The public debate on the Draft Law on Internal Affairs has officially introduced into legal procedure provisions for the use of mass biometric surveillance in public spaces in Serbia, advanced technologies equipped with facial recognition software that enable capturing and processing of large amounts of sensitive personal data in real time.
If Serbia adopts the provisions on mass biometric surveillance, it will become the first European country conducting permanent indiscriminate surveillance of citizens in public spaces. Technologies that would thus be made available to the police are extremely intrusive to citizens’ privacy, with potentially drastic consequences for human rights and freedoms, and a profound impact on a democratic society. For that reason, the United Nations and the European Union have already taken a stand against the use of mass biometric surveillance by the police and other security services of the states.
SHARE Foundation has used the opportunity of the Draft Law public debate to submit its legal comments on the provisions regulating mass biometric surveillance in public spaces, demanding from the authorities to declare a moratorium on the use of such technologies and systems in Serbia without delay.

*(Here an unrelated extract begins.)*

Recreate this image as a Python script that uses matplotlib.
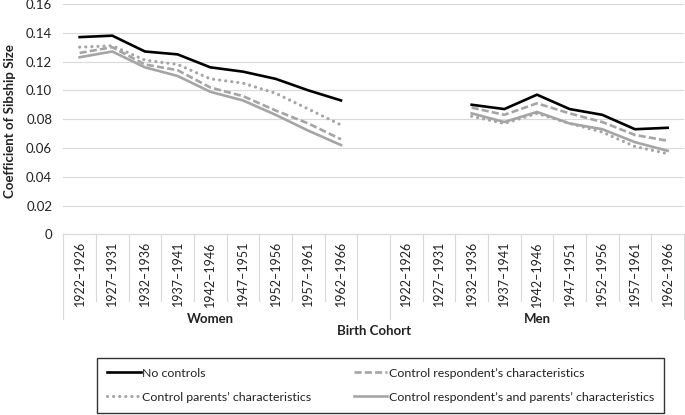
import matplotlib
matplotlib.use('Agg')
import matplotlib.pyplot as plt
from matplotlib.transforms import blended_transform_factory
from matplotlib.lines import Line2D
import numpy as np

plt.rcParams['font.family'] = ['Lato', 'DejaVu Sans']

cohorts = ['1922–1926', '1927–1931', '1932–1936', '1937–1941', '1942–1946',
           '1947–1951', '1952–1956', '1957–1961', '1962–1966']
groups = ['Women', 'Men']
series_names = ['No controls', 'Control parents’ characteristics',
                'Control respondent’s characteristics',
                'Control respondent’s and parents’ characteristics']

women_no_controls = [0.137, 0.138, 0.127, 0.125, 0.116, 0.113, 0.108, 0.100, 0.093]
women_parents = [0.130, 0.131, 0.121, 0.118, 0.108, 0.105, 0.098, 0.087, 0.076]
women_respondent = [0.126, 0.130, 0.118, 0.114, 0.102, 0.096, 0.086, 0.077, 0.066]
women_both = [0.123, 0.127, 0.116, 0.110, 0.099, 0.093, 0.083, 0.072, 0.062]

nan = np.nan
men_no_controls = [nan, nan, 0.090, 0.087, 0.097, 0.087, 0.083, 0.073, 0.074]
men_parents = [nan, nan, 0.082, 0.077, 0.084, 0.077, 0.071, 0.061, 0.056]
men_respondent = [nan, nan, 0.088, 0.083, 0.091, 0.084, 0.078, 0.069, 0.065]
men_both = [nan, nan, 0.084, 0.078, 0.085, 0.077, 0.073, 0.064, 0.058]

W, H = 685, 415
fig = plt.figure(figsize=(W / 100, H / 100), dpi=100)
L, R, T, B = 63.3, 684.0, 4.0, 234.3
ax = fig.add_axes([L / W, 1 - B / H, (R - L) / W, (B - T) / H])

n = len(cohorts)
x_w = np.arange(n)
x_m = np.arange(n) + n + 1
ncat = 2 * n + 1

gray = '#a5a5a5'
lw = 1.9
styles = [
    dict(color='black', lw=lw, ls='-'),
    dict(color=gray, lw=2.3, ls=(0, (0.01, 1.9)), dash_capstyle='round'),
    dict(color=gray, lw=lw, ls=(0, (2.7, 1.2))),
    dict(color=gray, lw=lw, ls='-'),
]
women = [women_no_controls, women_parents, women_respondent, women_both]
men = [men_no_controls, men_parents, men_respondent, men_both]
order_draw = [3, 2, 1, 0]
for i in order_draw:
    ax.plot(x_w, women[i], zorder=3 + (3 - i), **styles[i])
    ax.plot(x_m, men[i], zorder=3 + (3 - i), **styles[i])

ax.set_xlim(-0.5, ncat - 0.5)
ax.set_ylim(0, 0.16)
yt = np.arange(0, 0.161, 0.02)
ax.set_yticks(yt)
ax.set_yticklabels(['0' if v == 0 else f'{v:.2f}' for v in yt], fontsize=9.5, color='#222222')
ax.tick_params(axis='y', length=0, pad=8)
ax.set_xticks([])
ax.grid(axis='y', color='#d9d9d9', lw=0.8)
ax.set_axisbelow(True)
for s in ['left', 'right', 'top']:
    ax.spines[s].set_visible(False)
ax.spines['bottom'].set_color('#d9d9d9')
ax.spines['bottom'].set_linewidth(0.8)

# category separators and labels
tr = blended_transform_factory(ax.transData, fig.transFigure)
def fy(p):
    return 1 - p / H
long_b = {-0.5, n - 0.5, n + 0.5, ncat - 0.5}
for k in range(ncat + 1):
    xb = k - 0.5
    y2 = fy(319) if xb in long_b else fy(301)
    fig.add_artist(Line2D([xb, xb], [fy(B), y2], transform=tr, color='#d9d9d9', lw=0.8))

for xs in (x_w, x_m):
    for xi, lab in zip(xs, cohorts):
        fig.text(xi, fy(241), lab, transform=tr, rotation=90, ha='center', va='top',
                 fontsize=9, color='#222222')

fig.text(x_w.mean(), fy(319), groups[0], transform=tr, ha='center', va='center',
         fontsize=9.5, fontweight='bold', color='#222222')
fig.text(x_m.mean(), fy(319), groups[1], transform=tr, ha='center', va='center',
         fontsize=9.5, fontweight='bold', color='#222222')
fig.text((L + R) / 2 / W, fy(330.5), 'Birth Cohort', ha='center', va='center',
         fontsize=9.5, fontweight='bold', color='#222222')
fig.text(10 / W, fy(121), 'Coefficient of Sibship Size', rotation=90, ha='center',
         va='center', fontsize=9.5, fontweight='bold', color='#222222')

handles = [Line2D([], [], **styles[i]) for i in range(4)]
leg = fig.legend(handles, series_names, ncol=2, loc='upper left',
                 bbox_to_anchor=(97.3 / W, fy(357.8)), frameon=True, fancybox=False,
                 edgecolor='black', fontsize=8.9, handlelength=2.7, handletextpad=0.15,
                 columnspacing=3.4, labelspacing=1.05, borderpad=0.8, borderaxespad=0)
leg.get_frame().set_linewidth(1.0)
for t in leg.get_texts():
    t.set_color('#222222')

fig.savefig('out.png', dpi=100)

Although modestly publicized, only three weeks long public debate on the disputed Draft Law gathered national and international organizations in a common front against the harmful use of modern technologies. Among others, EDRi, the European network of NGOs, experts, advocates and academics advancing digital rights, reacted. The official letter to the Serbian government and the Ministries of interior and justice states that provisions of the Draft Law allowing the capture, processing and automated analysis of people’s biometric and other sensitive data in public spaces, are incompatible with the European Convention on Human Rights which Serbia ratified in 2004.
“The Serbian government’s proposal for a new internal affairs law seeks to legalise biometric mass surveillance practices and thus enable intrusion into the private lives of Serbian citizens and residents on an unprecedented scale. Whilst human rights and data protection authorities across the EU and the world are calling to protect people from harmful uses of technology, Serbia is moving in a dangerously different direction”.
Diego Naranjo, EDRi
Gwendoline Delbos-Corfield, a French MEP from the Greens has warned against the use of these intrusive technologies and further restricting the rights of those living in Serbia, emphasizing that these technologies magnify the discrimination that marginalised groups already face in their everyday life. “We oppose this draft law that would allow law enforcement to use biometric mass surveillance in Serbia. It poses a huge threat to fundamental rights and the right to privacy”, said Delbos-Corfield.
“In Serbia, a country that Freedom House rated as only ‘partly free’, we suspect that the government has already begun the deployment of high-resolution Huawei cameras, equipped with facial recognition technology, in the city of Belgrade. If this draft law comes into effect, the government might have a legal basis for the use of biometric mass surveillance and the use of these cameras. Serbia now runs the risk of becoming the first European country to be covered by biometric mass surveillance. We call on the Serbian government to immediately withdraw the articles of this draft law that regulate biometric mass surveillance.”
Gwendoline Delbos-Corfield, MEP, Greens/EFA Group
The disputed provisions stipulate installation of a system of mass biometric surveillance throughout Serbia, without determining the necessity of the proposed measure for all residents of Serbia to be constantly treated as potential criminals by disproportionately invading the privacy of their lives. Of particular concern is the lack of a detailed assessment of the impact that the use of total biometric surveillance can have on vulnerable social groups, but also on journalists, civic activists and other actors in a democratic society.